→ Given exercise: Below are some entries; can you quote all of them exactly?

→ Source code of charts:
————————

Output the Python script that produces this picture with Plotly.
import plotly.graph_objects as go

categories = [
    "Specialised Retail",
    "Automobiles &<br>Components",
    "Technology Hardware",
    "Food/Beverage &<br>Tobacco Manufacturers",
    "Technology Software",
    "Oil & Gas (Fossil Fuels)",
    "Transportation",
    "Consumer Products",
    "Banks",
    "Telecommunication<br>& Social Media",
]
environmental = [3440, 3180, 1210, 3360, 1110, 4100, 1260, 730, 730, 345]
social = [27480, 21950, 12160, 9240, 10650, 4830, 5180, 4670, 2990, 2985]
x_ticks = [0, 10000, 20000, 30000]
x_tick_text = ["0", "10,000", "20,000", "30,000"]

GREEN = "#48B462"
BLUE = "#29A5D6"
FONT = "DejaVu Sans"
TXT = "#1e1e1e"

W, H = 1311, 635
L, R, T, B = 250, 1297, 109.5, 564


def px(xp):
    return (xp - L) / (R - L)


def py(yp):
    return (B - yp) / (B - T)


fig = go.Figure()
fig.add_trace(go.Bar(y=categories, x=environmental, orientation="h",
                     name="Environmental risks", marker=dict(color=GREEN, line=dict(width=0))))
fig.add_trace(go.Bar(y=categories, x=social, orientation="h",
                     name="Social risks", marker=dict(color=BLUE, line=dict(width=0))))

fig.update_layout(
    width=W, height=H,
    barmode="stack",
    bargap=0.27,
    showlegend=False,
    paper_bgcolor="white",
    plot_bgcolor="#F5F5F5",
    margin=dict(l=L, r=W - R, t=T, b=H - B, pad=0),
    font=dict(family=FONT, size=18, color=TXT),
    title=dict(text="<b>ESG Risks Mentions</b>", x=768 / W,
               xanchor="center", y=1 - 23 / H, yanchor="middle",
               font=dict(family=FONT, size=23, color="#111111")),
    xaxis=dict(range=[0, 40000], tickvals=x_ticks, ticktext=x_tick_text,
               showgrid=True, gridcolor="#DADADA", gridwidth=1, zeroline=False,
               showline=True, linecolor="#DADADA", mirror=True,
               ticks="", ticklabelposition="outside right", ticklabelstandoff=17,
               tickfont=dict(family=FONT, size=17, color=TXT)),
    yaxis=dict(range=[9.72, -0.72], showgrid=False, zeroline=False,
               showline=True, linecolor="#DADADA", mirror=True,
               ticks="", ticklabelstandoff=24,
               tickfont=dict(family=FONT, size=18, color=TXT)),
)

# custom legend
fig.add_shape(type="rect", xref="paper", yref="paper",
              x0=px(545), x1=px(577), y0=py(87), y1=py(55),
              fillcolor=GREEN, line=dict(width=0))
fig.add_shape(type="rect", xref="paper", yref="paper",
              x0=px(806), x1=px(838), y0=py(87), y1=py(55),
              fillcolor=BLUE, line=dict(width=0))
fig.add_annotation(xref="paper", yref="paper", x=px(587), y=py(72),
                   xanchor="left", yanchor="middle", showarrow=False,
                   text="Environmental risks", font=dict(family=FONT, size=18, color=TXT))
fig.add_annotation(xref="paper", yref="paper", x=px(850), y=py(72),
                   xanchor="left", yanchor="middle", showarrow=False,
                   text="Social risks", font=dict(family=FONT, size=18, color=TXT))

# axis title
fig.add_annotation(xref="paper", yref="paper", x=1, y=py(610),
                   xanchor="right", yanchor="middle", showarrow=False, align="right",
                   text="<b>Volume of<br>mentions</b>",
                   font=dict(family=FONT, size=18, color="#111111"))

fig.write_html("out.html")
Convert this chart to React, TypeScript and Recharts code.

————————

→ The result:
Output the Python script that produces this picture with Plotly.
import plotly.graph_objects as go

categories = [
    "Specialised Retail",
    "Automobiles &<br>Components",
    "Technology Hardware",
    "Food/Beverage &<br>Tobacco Manufacturers",
    "Technology Software",
    "Oil & Gas (Fossil Fuels)",
    "Transportation",
    "Consumer Products",
    "Banks",
    "Telecommunication<br>& Social Media",
]
environmental = [3440, 3180, 1210, 3360, 1110, 4100, 1260, 730, 730, 345]
social = [27480, 21950, 12160, 9240, 10650, 4830, 5180, 4670, 2990, 2985]
x_ticks = [0, 10000, 20000, 30000]
x_tick_text = ["0", "10,000", "20,000", "30,000"]

GREEN = "#48B462"
BLUE = "#29A5D6"
FONT = "DejaVu Sans"
TXT = "#1e1e1e"

W, H = 1311, 635
L, R, T, B = 250, 1297, 109.5, 564


def px(xp):
    return (xp - L) / (R - L)


def py(yp):
    return (B - yp) / (B - T)


fig = go.Figure()
fig.add_trace(go.Bar(y=categories, x=environmental, orientation="h",
                     name="Environmental risks", marker=dict(color=GREEN, line=dict(width=0))))
fig.add_trace(go.Bar(y=categories, x=social, orientation="h",
                     name="Social risks", marker=dict(color=BLUE, line=dict(width=0))))

fig.update_layout(
    width=W, height=H,
    barmode="stack",
    bargap=0.27,
    showlegend=False,
    paper_bgcolor="white",
    plot_bgcolor="#F5F5F5",
    margin=dict(l=L, r=W - R, t=T, b=H - B, pad=0),
    font=dict(family=FONT, size=18, color=TXT),
    title=dict(text="<b>ESG Risks Mentions</b>", x=768 / W,
               xanchor="center", y=1 - 23 / H, yanchor="middle",
               font=dict(family=FONT, size=23, color="#111111")),
    xaxis=dict(range=[0, 40000], tickvals=x_ticks, ticktext=x_tick_text,
               showgrid=True, gridcolor="#DADADA", gridwidth=1, zeroline=False,
               showline=True, linecolor="#DADADA", mirror=True,
               ticks="", ticklabelposition="outside right", ticklabelstandoff=17,
               tickfont=dict(family=FONT, size=17, color=TXT)),
    yaxis=dict(range=[9.72, -0.72], showgrid=False, zeroline=False,
               showline=True, linecolor="#DADADA", mirror=True,
               ticks="", ticklabelstandoff=24,
               tickfont=dict(family=FONT, size=18, color=TXT)),
)

# custom legend
fig.add_shape(type="rect", xref="paper", yref="paper",
              x0=px(545), x1=px(577), y0=py(87), y1=py(55),
              fillcolor=GREEN, line=dict(width=0))
fig.add_shape(type="rect", xref="paper", yref="paper",
              x0=px(806), x1=px(838), y0=py(87), y1=py(55),
              fillcolor=BLUE, line=dict(width=0))
fig.add_annotation(xref="paper", yref="paper", x=px(587), y=py(72),
                   xanchor="left", yanchor="middle", showarrow=False,
                   text="Environmental risks", font=dict(family=FONT, size=18, color=TXT))
fig.add_annotation(xref="paper", yref="paper", x=px(850), y=py(72),
                   xanchor="left", yanchor="middle", showarrow=False,
                   text="Social risks", font=dict(family=FONT, size=18, color=TXT))

# axis title
fig.add_annotation(xref="paper", yref="paper", x=1, y=py(610),
                   xanchor="right", yanchor="middle", showarrow=False, align="right",
                   text="<b>Volume of<br>mentions</b>",
                   font=dict(family=FONT, size=18, color="#111111"))

fig.write_html("out.html")
Convert this chart to React, TypeScript and Recharts code.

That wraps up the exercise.